Explaining the most energetic supernovae with an inefficient jet-feedback mechanism

TL;DR

This paper proposes that super-energetic supernovae result from an inefficient jet-feedback mechanism during core collapse, leading to prolonged accretion and unique outflow features, differing from normal supernovae.

Contribution

It introduces a new model linking the inefficiency of jet feedback to super-energetic supernovae, emphasizing the role of core rotation and angular momentum in explosion outcomes.

Findings

Inefficient jet feedback leads to prolonged accretion in SESNe.

Predicted formation of a slow equatorial outflow with ~1000 km/s.

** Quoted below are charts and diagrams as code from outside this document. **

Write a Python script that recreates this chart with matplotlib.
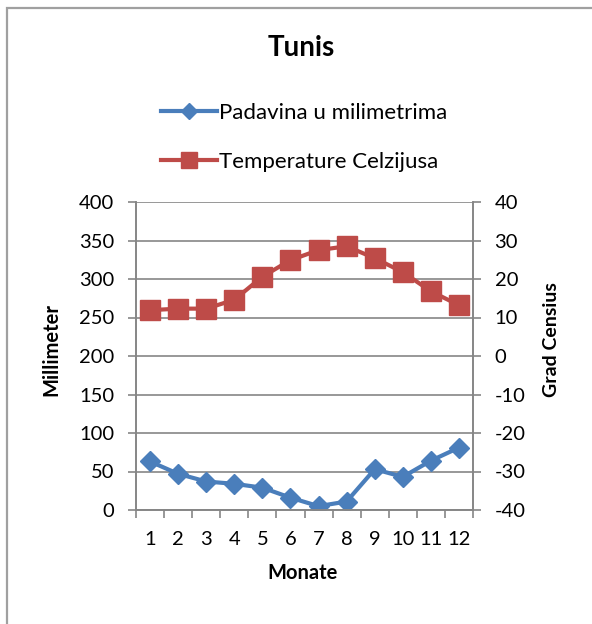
import matplotlib.pyplot as plt
from matplotlib.patches import Rectangle
import numpy as np

months = list(range(1, 13))
rain_mm = [63, 47, 37, 34, 29, 16, 5, 11, 53, 43, 64, 81]
temp_c = [11.9, 12.3, 12.3, 14.6, 20.6, 24.9, 27.5, 28.5, 25.4, 21.8, 16.8, 13.2]

blue = '#4A7EBB'
red = '#BE4B48'
grey = '#868686'

plt.rcParams['font.family'] = ['Lato', 'DejaVu Sans']
plt.rcParams['axes.unicode_minus'] = False

fig = plt.figure(figsize=(5.92, 6.24), dpi=100)
W, H = 592, 624
ax = fig.add_axes([136 / W, 1 - 510 / H, (473 - 136) / W, (510 - 202) / H])
ax2 = ax.twinx()

# cadre du graphique (coupé à droite et en bas)
fig.patches.append(Rectangle((6.5 / W, -0.1), 1.2, 1 - 7.5 / H + 0.1, transform=fig.transFigure,
                             fill=False, edgecolor='#A0A0A0', lw=1.6))

l1, = ax.plot(months, rain_mm, color=blue, lw=3, marker='D', ms=10, label='Padavina u milimetrima')
l2, = ax2.plot(months, temp_c, color=red, lw=3, marker='s', ms=14, label='Temperature Celzijusa')

ax.set_xlim(0.5, 12.5)
ax.set_ylim(0, 400)
ax.set_yticks(range(0, 401, 50))
ax2.set_ylim(-40, 40)
ax2.set_yticks(range(-40, 41, 10))
ax.set_xticks(months)
ax.set_xticks(np.arange(0.5, 12.6, 1), minor=True)
ax.tick_params(axis='x', which='major', length=0, pad=15, labelsize=14.5)
ax.tick_params(axis='x', which='minor', length=5.5, color=grey, width=1.2)
ax.tick_params(axis='y', length=5.5, color=grey, width=1.2, labelsize=14.5, pad=10)
ax2.tick_params(axis='y', length=5.5, color=grey, width=1.2, labelsize=14.5, pad=10)
ax.grid(axis='y', color=grey, lw=1.2)
ax.set_axisbelow(True)

for a in (ax, ax2):
    for s in a.spines.values():
        s.set_color(grey)
        s.set_linewidth(1.2)
    a.spines['top'].set_visible(False)

ax.set_xlabel('Monate', fontsize=14.5, fontweight='bold')
ax.xaxis.set_label_coords((303 - 136) / 337, (510 - 563) / 308)
ax.xaxis.label.set_va('top')
ax.set_ylabel('Millimeter', fontsize=14.5, fontweight='bold')
ax.yaxis.set_label_coords((61 - 136) / 337, (510 - 350) / 308)
ax2.set_ylabel('Grad Censius', fontsize=14, fontweight='bold')
ax2.yaxis.set_label_coords((543 - 136) / 337, (510 - 340) / 308)

fig.text(301 / W, 1 - 48 / H, 'Tunis', ha='center', va='center', fontsize=20, fontweight='bold')
fig.legend(handles=[l1, l2], loc='upper left', bbox_to_anchor=(150 / W, 1 - 92 / H),
           frameon=False, fontsize=16, handlelength=2.5, handletextpad=0.1,
           labelspacing=1.3, markerscale=0.8, borderpad=0)

fig.savefig('out.png', dpi=100)
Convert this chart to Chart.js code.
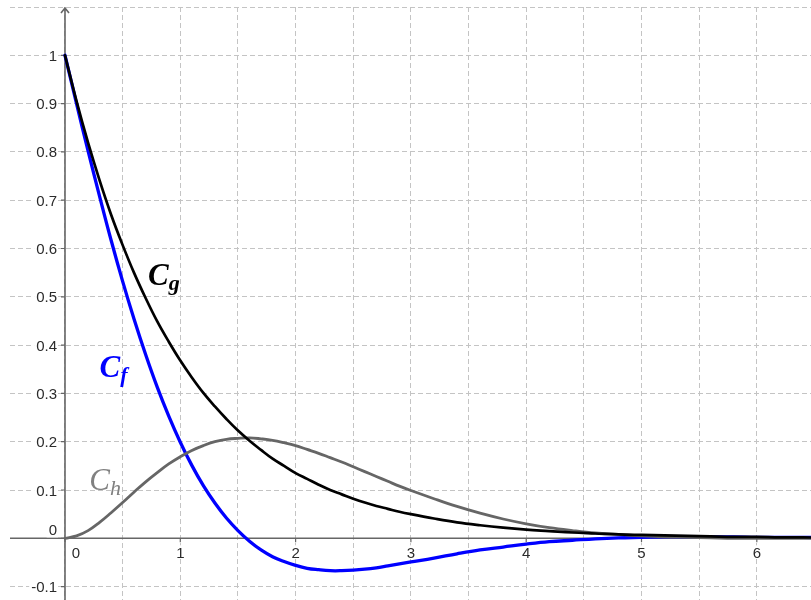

Key parameters include core mass, envelope mass, and angular momentum profile.

Abstract

We suggest that the energetic radiation from core-collapse super-energetic supernovae (SESNe) is due to a long lasting accretion process onto the newly born neutron star (NS), resulting from an inefficient operation of the jet-feedback mechanism. The jets that are launched by the accreting NS or black hole (BH) maintain their axis due to a rapidly rotating pre-collapse core, and do not manage to eject core material from near the equatorial plane. The jets are able to eject material from the core along the polar directions, and reduce the gravity near the equatorial plane. The equatorial gas expands, and part of it falls back over a timescale of minutes to days to prolong the jets-launching episode. According to the model for SESNe proposed in the present paper, the principal parameter that distinguishes between the different cases of CCSN explosions, such as between normal CCSNe and SESNe, is the efficiency of the jet-feedback mechanism. This efficiency in turn depends on the pre-collapse core mass, envelope mass, core convection, and most of all on the angular momentum profile in the core. One prediction of the inefficient jet-feedback mechanism for SESNe is the formation of a slow equatorial outflow in the explosion. Typical velocity and mass of this outflow are estimated to be approximately 1000 km/s and greater than about 1 solar mass, respectively, though quantitative values will have to be checked in future hydrodynamic simulations.